# [Job]
Everything from the line containing "Rebuild this diagram" through the line containing "minimum width=853pt, minimum" should be repeated exactly, and nothing else from the data.

# [Data excerpts]
↓↓↓

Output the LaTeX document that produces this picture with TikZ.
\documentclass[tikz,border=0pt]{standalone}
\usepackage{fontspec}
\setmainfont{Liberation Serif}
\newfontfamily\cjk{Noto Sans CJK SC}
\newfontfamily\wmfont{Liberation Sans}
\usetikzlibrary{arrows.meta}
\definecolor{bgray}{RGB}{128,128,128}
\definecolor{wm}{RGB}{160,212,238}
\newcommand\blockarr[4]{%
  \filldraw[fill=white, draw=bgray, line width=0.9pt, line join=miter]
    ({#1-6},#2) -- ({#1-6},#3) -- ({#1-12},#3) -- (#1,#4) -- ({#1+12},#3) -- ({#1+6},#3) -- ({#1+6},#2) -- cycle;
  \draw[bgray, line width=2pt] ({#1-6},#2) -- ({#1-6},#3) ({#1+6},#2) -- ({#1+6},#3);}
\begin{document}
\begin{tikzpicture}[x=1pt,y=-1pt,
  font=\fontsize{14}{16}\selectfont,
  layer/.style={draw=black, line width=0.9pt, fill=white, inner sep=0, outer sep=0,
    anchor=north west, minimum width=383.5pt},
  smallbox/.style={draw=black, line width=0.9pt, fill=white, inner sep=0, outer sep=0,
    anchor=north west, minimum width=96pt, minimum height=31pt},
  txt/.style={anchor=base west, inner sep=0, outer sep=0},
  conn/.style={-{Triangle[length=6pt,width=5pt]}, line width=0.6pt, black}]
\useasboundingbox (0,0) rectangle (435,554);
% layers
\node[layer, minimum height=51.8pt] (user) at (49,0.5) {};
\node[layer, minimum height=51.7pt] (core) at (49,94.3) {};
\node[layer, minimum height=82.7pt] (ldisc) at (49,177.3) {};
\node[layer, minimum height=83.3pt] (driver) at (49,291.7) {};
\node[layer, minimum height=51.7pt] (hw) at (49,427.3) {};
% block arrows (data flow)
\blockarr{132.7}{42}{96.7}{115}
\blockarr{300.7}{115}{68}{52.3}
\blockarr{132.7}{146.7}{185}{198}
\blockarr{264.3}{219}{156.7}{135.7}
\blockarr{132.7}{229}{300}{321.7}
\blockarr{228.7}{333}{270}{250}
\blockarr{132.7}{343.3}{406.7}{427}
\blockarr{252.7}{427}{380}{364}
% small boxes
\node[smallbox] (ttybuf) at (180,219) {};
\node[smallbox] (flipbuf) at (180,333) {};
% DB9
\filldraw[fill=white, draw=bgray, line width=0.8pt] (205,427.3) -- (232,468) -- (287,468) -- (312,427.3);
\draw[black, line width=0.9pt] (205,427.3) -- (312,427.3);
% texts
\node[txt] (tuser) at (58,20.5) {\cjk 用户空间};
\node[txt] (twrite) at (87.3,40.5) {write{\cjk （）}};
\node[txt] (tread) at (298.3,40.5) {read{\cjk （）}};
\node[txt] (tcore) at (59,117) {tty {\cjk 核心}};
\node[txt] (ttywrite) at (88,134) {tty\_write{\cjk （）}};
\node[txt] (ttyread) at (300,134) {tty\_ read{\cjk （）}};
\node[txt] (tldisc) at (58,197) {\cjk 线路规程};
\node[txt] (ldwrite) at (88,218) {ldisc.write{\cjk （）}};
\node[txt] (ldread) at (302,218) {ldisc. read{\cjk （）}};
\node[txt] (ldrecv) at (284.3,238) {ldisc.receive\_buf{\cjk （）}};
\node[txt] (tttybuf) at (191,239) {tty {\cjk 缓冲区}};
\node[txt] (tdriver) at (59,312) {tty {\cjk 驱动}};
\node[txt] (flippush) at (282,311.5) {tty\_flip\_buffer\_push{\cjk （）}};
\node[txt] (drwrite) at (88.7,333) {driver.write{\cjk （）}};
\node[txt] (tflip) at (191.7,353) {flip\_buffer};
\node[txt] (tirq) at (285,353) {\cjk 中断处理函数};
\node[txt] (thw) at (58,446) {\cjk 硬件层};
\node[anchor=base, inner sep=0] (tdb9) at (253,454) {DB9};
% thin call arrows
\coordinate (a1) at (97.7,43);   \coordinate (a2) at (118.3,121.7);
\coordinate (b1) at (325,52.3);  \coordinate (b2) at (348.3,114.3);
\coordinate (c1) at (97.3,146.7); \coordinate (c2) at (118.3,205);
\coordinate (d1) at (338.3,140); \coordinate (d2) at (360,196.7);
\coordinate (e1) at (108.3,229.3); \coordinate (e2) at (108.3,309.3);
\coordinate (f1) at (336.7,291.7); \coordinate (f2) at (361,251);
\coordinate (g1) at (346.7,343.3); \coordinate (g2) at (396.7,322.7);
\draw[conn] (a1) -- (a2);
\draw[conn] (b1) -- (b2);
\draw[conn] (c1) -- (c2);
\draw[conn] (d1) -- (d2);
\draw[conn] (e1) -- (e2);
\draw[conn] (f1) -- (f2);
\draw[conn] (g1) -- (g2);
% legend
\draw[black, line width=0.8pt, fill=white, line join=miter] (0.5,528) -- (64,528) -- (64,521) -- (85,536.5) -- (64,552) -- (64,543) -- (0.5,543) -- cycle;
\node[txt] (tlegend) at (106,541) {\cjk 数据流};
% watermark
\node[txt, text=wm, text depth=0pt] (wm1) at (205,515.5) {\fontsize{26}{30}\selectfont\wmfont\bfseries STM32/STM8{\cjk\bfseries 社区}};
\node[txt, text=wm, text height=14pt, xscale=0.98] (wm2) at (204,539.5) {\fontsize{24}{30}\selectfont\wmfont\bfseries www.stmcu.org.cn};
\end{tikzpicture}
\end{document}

↑↑↑
↓↓↓

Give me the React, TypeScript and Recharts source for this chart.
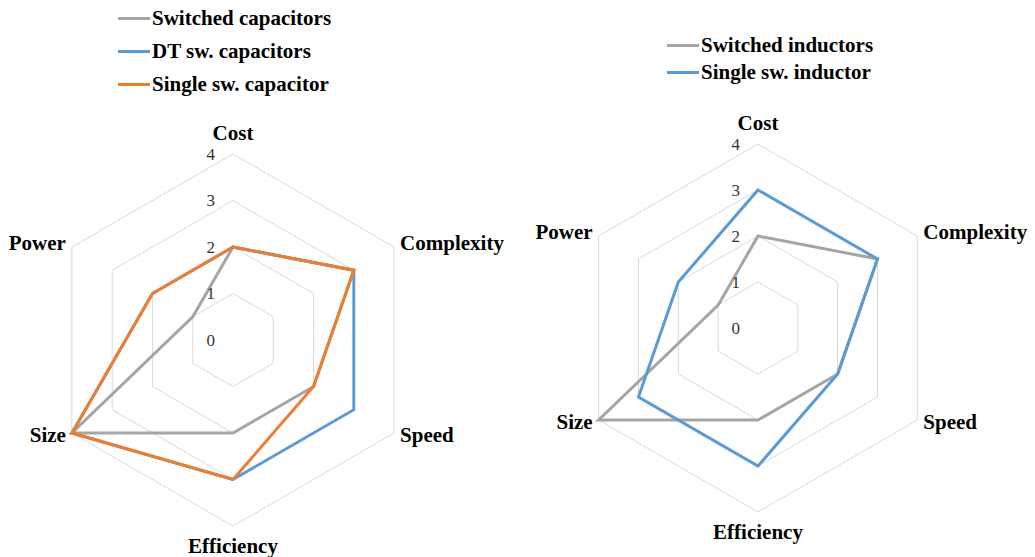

↑↑↑
↓↓↓

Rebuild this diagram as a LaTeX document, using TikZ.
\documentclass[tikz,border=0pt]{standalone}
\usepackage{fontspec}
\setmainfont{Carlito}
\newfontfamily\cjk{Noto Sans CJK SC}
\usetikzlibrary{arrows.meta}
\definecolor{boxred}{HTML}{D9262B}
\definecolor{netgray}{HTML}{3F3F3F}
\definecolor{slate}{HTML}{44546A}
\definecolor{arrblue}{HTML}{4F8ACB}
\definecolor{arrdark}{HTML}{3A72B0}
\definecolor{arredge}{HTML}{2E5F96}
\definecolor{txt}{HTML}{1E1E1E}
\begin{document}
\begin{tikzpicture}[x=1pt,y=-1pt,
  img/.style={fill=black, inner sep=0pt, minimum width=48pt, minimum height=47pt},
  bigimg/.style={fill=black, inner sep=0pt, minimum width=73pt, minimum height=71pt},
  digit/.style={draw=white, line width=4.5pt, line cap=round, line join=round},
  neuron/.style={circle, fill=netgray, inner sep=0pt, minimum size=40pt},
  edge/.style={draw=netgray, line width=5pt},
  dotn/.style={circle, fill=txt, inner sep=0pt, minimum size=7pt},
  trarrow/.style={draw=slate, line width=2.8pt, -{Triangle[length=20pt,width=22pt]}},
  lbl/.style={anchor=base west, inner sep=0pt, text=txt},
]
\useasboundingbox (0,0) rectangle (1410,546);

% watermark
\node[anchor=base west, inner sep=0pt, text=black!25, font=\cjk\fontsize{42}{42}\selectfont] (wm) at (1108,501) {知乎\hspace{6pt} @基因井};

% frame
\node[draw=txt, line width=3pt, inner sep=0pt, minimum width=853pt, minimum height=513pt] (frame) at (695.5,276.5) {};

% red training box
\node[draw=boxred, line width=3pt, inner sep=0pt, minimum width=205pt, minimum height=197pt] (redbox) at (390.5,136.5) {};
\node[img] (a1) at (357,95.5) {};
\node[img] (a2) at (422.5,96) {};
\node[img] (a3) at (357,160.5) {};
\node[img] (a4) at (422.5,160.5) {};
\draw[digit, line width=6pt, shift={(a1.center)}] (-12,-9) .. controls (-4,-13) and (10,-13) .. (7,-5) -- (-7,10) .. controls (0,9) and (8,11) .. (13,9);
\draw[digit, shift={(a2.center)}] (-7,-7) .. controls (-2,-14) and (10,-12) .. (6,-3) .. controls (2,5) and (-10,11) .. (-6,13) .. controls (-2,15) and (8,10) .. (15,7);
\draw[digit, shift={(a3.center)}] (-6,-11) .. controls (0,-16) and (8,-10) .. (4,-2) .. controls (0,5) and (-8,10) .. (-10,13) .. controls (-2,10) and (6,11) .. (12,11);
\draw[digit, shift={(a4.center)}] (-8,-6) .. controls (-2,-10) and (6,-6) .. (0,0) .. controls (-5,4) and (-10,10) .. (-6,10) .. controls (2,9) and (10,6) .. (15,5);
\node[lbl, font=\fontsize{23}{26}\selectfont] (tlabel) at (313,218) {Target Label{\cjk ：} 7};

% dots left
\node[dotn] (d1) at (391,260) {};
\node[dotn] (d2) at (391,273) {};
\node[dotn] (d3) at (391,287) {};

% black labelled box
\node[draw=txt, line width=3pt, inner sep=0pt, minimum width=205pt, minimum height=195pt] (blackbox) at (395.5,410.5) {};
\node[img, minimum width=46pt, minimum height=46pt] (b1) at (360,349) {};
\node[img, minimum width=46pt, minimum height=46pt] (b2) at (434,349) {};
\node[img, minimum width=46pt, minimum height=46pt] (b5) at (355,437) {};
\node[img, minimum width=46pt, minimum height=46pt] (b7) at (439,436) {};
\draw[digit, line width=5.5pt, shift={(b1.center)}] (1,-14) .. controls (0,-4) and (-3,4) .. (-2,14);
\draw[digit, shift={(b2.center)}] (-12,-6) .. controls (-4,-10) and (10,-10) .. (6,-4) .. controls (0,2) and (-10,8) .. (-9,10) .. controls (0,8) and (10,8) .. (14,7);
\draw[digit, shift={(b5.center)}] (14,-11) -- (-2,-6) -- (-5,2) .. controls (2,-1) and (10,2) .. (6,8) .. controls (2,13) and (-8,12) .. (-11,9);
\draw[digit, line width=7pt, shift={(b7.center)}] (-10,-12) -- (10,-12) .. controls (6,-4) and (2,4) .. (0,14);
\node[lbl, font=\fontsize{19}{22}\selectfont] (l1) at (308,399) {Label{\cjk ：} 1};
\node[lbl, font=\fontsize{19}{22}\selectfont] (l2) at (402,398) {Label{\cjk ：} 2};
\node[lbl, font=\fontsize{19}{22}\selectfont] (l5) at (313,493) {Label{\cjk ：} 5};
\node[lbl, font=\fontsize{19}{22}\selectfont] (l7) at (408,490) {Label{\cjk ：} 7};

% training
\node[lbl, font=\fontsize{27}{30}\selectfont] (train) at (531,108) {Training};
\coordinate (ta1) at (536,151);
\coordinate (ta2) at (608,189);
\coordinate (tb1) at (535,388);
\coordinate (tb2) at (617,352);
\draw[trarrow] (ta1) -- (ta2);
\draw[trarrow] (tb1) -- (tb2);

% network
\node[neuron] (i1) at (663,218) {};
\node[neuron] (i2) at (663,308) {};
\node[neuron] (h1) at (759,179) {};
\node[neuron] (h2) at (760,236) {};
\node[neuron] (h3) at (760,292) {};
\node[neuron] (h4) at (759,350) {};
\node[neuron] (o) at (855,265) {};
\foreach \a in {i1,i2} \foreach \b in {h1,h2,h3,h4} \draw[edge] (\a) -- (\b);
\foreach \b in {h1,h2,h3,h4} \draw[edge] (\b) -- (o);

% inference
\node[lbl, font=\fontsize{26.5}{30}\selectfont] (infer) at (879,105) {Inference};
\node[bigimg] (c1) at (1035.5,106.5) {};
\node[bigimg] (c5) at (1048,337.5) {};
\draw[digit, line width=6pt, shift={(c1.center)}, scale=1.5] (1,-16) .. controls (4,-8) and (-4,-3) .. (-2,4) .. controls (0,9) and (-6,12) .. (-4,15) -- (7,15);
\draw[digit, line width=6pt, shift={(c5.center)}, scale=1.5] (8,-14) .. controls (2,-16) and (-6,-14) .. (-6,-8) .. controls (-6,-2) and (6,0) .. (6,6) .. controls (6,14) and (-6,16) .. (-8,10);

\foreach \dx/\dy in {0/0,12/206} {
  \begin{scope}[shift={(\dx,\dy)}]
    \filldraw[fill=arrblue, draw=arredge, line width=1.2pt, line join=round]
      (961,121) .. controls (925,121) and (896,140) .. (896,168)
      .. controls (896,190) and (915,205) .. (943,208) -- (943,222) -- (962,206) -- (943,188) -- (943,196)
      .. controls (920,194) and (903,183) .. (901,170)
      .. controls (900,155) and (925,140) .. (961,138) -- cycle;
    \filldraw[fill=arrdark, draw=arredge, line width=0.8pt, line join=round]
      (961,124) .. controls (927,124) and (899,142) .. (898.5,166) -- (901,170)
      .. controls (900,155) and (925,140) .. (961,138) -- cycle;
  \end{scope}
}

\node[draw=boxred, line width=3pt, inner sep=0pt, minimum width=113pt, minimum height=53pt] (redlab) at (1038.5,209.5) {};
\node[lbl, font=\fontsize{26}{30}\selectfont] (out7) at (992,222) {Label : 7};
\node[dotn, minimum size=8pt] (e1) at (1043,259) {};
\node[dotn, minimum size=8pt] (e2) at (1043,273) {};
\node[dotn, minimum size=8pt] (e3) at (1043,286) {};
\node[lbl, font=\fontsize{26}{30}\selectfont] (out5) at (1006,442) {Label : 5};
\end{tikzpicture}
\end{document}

↑↑↑

# [Solution for this exercise]
Rebuild this diagram as a LaTeX document, using TikZ.
\documentclass[tikz,border=0pt]{standalone}
\usepackage{fontspec}
\setmainfont{Carlito}
\newfontfamily\cjk{Noto Sans CJK SC}
\usetikzlibrary{arrows.meta}
\definecolor{boxred}{HTML}{D9262B}
\definecolor{netgray}{HTML}{3F3F3F}
\definecolor{slate}{HTML}{44546A}
\definecolor{arrblue}{HTML}{4F8ACB}
\definecolor{arrdark}{HTML}{3A72B0}
\definecolor{arredge}{HTML}{2E5F96}
\definecolor{txt}{HTML}{1E1E1E}
\begin{document}
\begin{tikzpicture}[x=1pt,y=-1pt,
  img/.style={fill=black, inner sep=0pt, minimum width=48pt, minimum height=47pt},
  bigimg/.style={fill=black, inner sep=0pt, minimum width=73pt, minimum height=71pt},
  digit/.style={draw=white, line width=4.5pt, line cap=round, line join=round},
  neuron/.style={circle, fill=netgray, inner sep=0pt, minimum size=40pt},
  edge/.style={draw=netgray, line width=5pt},
  dotn/.style={circle, fill=txt, inner sep=0pt, minimum size=7pt},
  trarrow/.style={draw=slate, line width=2.8pt, -{Triangle[length=20pt,width=22pt]}},
  lbl/.style={anchor=base west, inner sep=0pt, text=txt},
]
\useasboundingbox (0,0) rectangle (1410,546);

% watermark
\node[anchor=base west, inner sep=0pt, text=black!25, font=\cjk\fontsize{42}{42}\selectfont] (wm) at (1108,501) {知乎\hspace{6pt} @基因井};

% frame
\node[draw=txt, line width=3pt, inner sep=0pt, minimum width=853pt, minimum height=513pt] (frame) at (695.5,276.5) {};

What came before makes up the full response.